Aim — Omit the pictures and print exactly the lines of the listing below, starting at the first and ending at the line containing "(0,0) rectangle (416,500);".

>>

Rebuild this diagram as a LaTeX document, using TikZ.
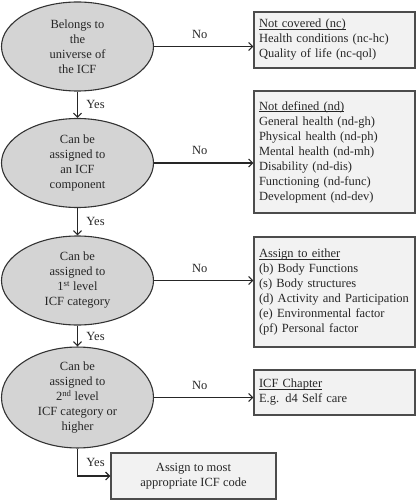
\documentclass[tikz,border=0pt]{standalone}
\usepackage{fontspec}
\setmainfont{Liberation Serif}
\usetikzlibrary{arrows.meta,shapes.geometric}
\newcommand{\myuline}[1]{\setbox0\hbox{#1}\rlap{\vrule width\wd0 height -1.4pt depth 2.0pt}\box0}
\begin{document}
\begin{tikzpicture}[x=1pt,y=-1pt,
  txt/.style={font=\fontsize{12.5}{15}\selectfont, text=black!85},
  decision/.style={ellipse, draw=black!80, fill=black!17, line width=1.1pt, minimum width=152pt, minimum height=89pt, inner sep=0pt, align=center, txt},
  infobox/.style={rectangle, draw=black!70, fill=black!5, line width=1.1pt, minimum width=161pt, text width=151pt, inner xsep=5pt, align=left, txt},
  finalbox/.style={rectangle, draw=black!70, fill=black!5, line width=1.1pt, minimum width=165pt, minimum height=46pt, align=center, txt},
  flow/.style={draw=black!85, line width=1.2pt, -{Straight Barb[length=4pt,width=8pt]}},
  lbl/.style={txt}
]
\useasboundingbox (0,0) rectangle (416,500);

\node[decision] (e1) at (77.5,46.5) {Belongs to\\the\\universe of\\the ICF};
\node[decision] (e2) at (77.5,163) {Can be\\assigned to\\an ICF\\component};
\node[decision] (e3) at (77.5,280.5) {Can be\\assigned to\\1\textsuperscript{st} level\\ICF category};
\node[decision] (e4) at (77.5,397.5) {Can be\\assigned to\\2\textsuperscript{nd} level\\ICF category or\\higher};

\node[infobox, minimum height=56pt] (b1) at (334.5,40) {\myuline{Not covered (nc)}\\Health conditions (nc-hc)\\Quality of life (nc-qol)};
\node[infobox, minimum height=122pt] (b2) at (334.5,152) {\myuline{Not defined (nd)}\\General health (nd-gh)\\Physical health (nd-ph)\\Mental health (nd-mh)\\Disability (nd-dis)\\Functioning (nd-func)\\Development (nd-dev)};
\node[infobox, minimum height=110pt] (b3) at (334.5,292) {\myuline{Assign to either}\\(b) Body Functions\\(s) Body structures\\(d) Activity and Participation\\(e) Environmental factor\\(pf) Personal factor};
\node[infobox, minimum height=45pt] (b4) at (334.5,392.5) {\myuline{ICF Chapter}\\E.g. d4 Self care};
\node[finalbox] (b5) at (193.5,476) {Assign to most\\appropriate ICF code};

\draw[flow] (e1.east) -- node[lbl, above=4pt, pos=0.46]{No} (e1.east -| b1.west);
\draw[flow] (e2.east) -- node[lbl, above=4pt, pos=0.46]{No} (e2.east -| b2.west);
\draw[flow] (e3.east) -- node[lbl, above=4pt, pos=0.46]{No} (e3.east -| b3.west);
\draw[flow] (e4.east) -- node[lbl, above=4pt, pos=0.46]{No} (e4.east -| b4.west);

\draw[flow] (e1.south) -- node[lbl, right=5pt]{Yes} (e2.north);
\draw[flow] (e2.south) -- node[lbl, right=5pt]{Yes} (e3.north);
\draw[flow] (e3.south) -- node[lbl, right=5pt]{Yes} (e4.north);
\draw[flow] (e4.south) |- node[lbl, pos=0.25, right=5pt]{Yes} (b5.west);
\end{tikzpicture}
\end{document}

<<

Answer to the problem —
Rebuild this diagram as a LaTeX document, using TikZ.
\documentclass[tikz,border=0pt]{standalone}
\usepackage{fontspec}
\setmainfont{Liberation Serif}
\usetikzlibrary{arrows.meta,shapes.geometric}
\newcommand{\myuline}[1]{\setbox0\hbox{#1}\rlap{\vrule width\wd0 height -1.4pt depth 2.0pt}\box0}
\begin{document}
\begin{tikzpicture}[x=1pt,y=-1pt,
  txt/.style={font=\fontsize{12.5}{15}\selectfont, text=black!85},
  decision/.style={ellipse, draw=black!80, fill=black!17, line width=1.1pt, minimum width=152pt, minimum height=89pt, inner sep=0pt, align=center, txt},
  infobox/.style={rectangle, draw=black!70, fill=black!5, line width=1.1pt, minimum width=161pt, text width=151pt, inner xsep=5pt, align=left, txt},
  finalbox/.style={rectangle, draw=black!70, fill=black!5, line width=1.1pt, minimum width=165pt, minimum height=46pt, align=center, txt},
  flow/.style={draw=black!85, line width=1.2pt, -{Straight Barb[length=4pt,width=8pt]}},
  lbl/.style={txt}
]
\useasboundingbox (0,0) rectangle (416,500);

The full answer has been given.